Cellular Droplet Sorting and Manipulation for Immunity Analysis via Acoustofluidics

Abstract

Droplet microfluidics technology holds immense potential for single-cell level biomedical engineering studies, motivating the study of cellular immunotherapy, cell interactions, drug screening, and single-cell dynamics. However, existing droplet microfluidics have limited pairing efficiency, complex manual operation procedures, and low in-droplet cell manipulation capacity, which hinder their potential application in single-cell analyses with high sample purity or uniformity requirements. Several efforts, such as electrophoretic, magnetic, and optical droplet sorters, have been used to overcome some limitations.
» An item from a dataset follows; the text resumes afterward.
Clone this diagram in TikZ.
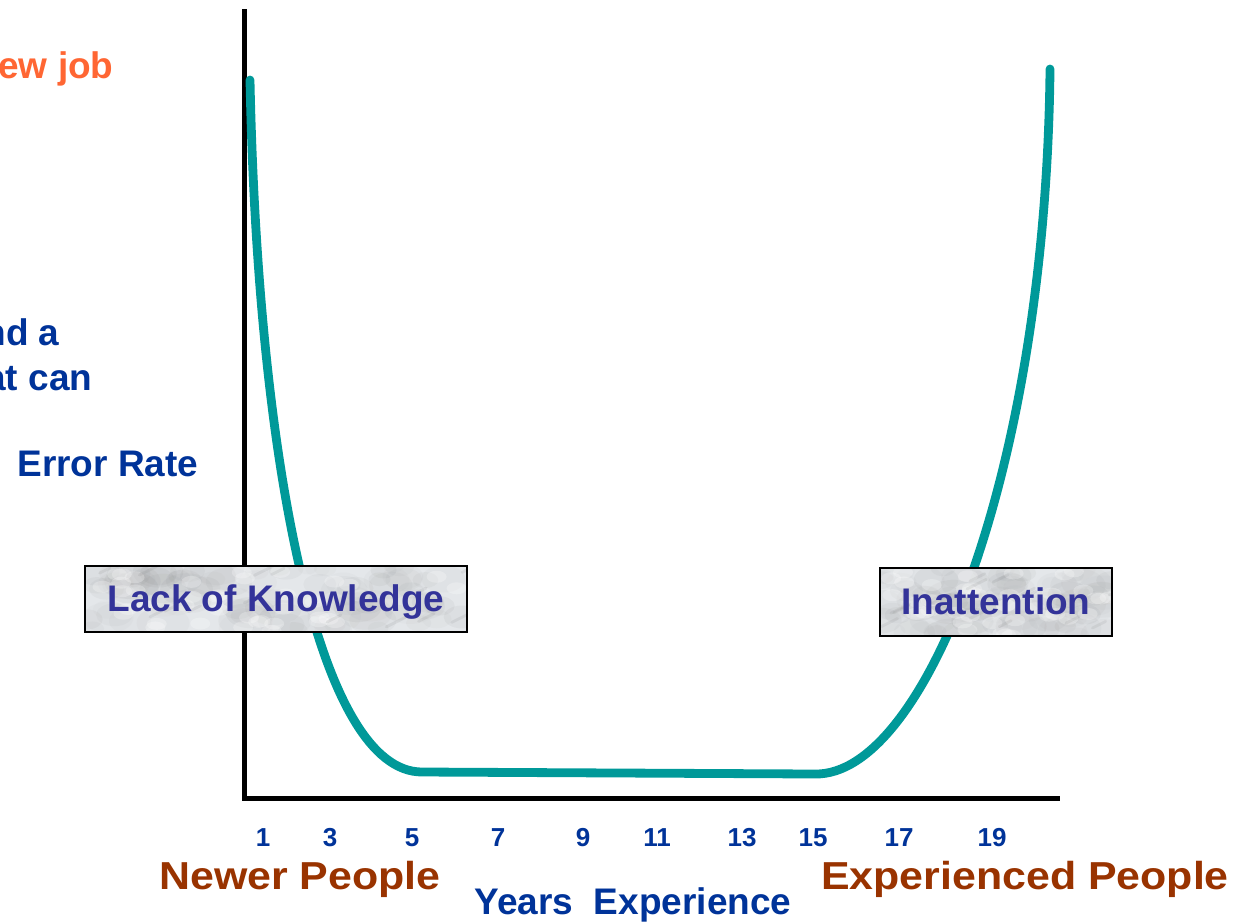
\documentclass[tikz,border=0pt]{standalone}
\usepackage{fontspec}
\setmainfont{Liberation Sans}
\usepackage{graphicx}
\usetikzlibrary{calc}
\definecolor{curveteal}{HTML}{009999}
\definecolor{joborange}{HTML}{FF6633}
\definecolor{labelblue}{HTML}{003399}
\definecolor{boxblue}{HTML}{333399}
\definecolor{peoplebrown}{HTML}{993300}
\definecolor{marblebase}{RGB}{228,231,234}
\begin{document}
\begin{tikzpicture}[x=0.5pt,y=-0.5pt,
  lbl/.style={font=\bfseries\fontsize{18.5pt}{22pt}\selectfont, text=labelblue, inner sep=0pt, anchor=base west},
  num/.style={font=\bfseries\fontsize{13pt}{15pt}\selectfont, text=labelblue, inner sep=0pt, anchor=base},
  people/.style={font=\bfseries\fontsize{19.5pt}{23pt}\selectfont, text=peoplebrown, inner sep=0pt, anchor=base},
  axisline/.style={line width=2.5pt, black},
  errcurve/.style={line width=4.4pt, curveteal, line cap=round, line join=round},
  tagbox/.style={draw=black, line width=1.4pt, fill=marblebase, inner sep=0pt,
    font=\bfseries\fontsize{18.5pt}{22pt}\selectfont, text=boxblue,
    text height=14pt, text depth=1.3pt,
    path picture={
      \foreach \k in {1,...,90}{
        \pgfmathsetmacro{\ux}{rnd}
        \pgfmathsetmacro{\uy}{rnd}
        \pgfmathsetmacro{\ur}{3+6*rnd}
        \pgfmathtruncatemacro{\ug}{30+40*rnd}
        \fill[black!\ug, opacity=0.05]
          let \p1=(path picture bounding box.south west), \p2=(path picture bounding box.north east) in
          ({\x1+\ux*(\x2-\x1)},{\y1+\uy*(\y2-\y1)}) ellipse[x radius=1.6*\ur pt, y radius=\ur pt];
      }
      \foreach \k in {1,...,40}{
        \pgfmathsetmacro{\ux}{rnd}
        \pgfmathsetmacro{\uy}{rnd}
        \fill[white, opacity=0.25]
          let \p1=(path picture bounding box.south west), \p2=(path picture bounding box.north east) in
          ({\x1+\ux*(\x2-\x1)},{\y1+\uy*(\y2-\y1)}) ellipse[x radius=5pt, y radius=3pt];
      }
      \foreach \k in {1,...,14}{
        \pgfmathsetmacro{\ux}{rnd}
        \pgfmathsetmacro{\uy}{rnd}
        \pgfmathsetmacro{\ul}{3+7*rnd}
        \draw[black!60, opacity=0.10, line width=1.4pt, line cap=round]
          let \p1=(path picture bounding box.south west), \p2=(path picture bounding box.north east) in
          ({\x1+\ux*(\x2-\x1)},{\y1+\uy*(\y2-\y1)}) -- ++({\ul*1pt},{0.5*\ul*1pt});
      }}}]
\pgfmathsetseed{7}
\useasboundingbox (0,0) rectangle (1240,921);

% axes
\coordinate (ytop) at (244,9);
\coordinate (origin) at (244,798.5);
\coordinate (xend) at (1060,798.5);
\draw[axisline] (ytop) -- (origin) -- (xend);

% error curve
\coordinate (cstart) at (250,80);
\coordinate (flatL) at (422,772);
\coordinate (flatR) at (815,774);
\coordinate (cend) at (1050,69);
\draw[errcurve] (cstart) .. controls (258,470) and (320,772) .. (flatL)
  -- (flatR) .. controls (925,776) and (1046,470) .. (cend);

% boxes
\node[tagbox, minimum width=191pt, minimum height=33pt] (knowledge) at (276,599) {Lack of Knowledge};
\node[tagbox, minimum width=116pt, minimum height=34pt] (inattention) at (996,602) {Inattention};

% left texts
\node[lbl, text=joborange] (job) at (-2,78) {ew job};
\node[lbl] (nda) at (-17,345) {nd a};
\node[lbl] (atcan) at (-15,390) {at can};
\node[lbl] (errrate) at (17,476) {Error Rate};

% year numbers
\node[num] (n1) at (263,846) {1};
\node[num] (n3) at (330,846) {3};
\node[num] (n5) at (412,846) {5};
\node[num] (n7) at (498,846) {7};
\node[num] (n9) at (583,846) {9};
\node[num] (n11) at (657,846) {11};
\node[num] (n13) at (742,846) {13};
\node[num] (n15) at (813,846) {15};
\node[num] (n17) at (899,846) {17};
\node[num] (n19) at (992,846) {19};

% bottom labels
\node[people] (newer) at (300,889) {\scalebox{1.1}[1]{Newer People}};
\node[people] (experienced) at (1025,889) {\scalebox{1.1}[1]{Experienced People}};
\node[lbl, anchor=base] (years) at (633,914) {Years\ \ Experience};
\end{tikzpicture}
\end{document}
Still, they need the all-powerful capability of acoustics to solve all the problems. As a dynamic, precise, contact-free, and biocompatible force, acoustics can improve pairing efficiency in droplets and provide an ideal tool for active droplet manipulation. In this dissertation, I demonstrate the reinvention of droplet microfluidics, reporting the multifunctionality of acoustics for high throughput, high-precision droplet sorting, and active droplet manipulation. I propose a modular acoustofluidics platform designed for the streamlined sorting and collection of effector-target (i.e., NK92-K562) cell pairs, facilitating efficient monitoring of the real-time dynamics of immunological response formation. Coupled with transcriptional and protein expression analyses, I evaluated the synergistic effect of doxorubicin on the cellular immune response. In addition, because of the non-contact nature of acoustics, I can actively and simultaneously manipulate multiple cell-encapsulated droplets, which other methods cannot achieve. The proposed acoustofluidic platform can provide promising building blocks for high-throughput quantitative single-cell level coculture to understand intercellular communication while empowering immunotherapy through precision manipulation and analysis of immunological synapses.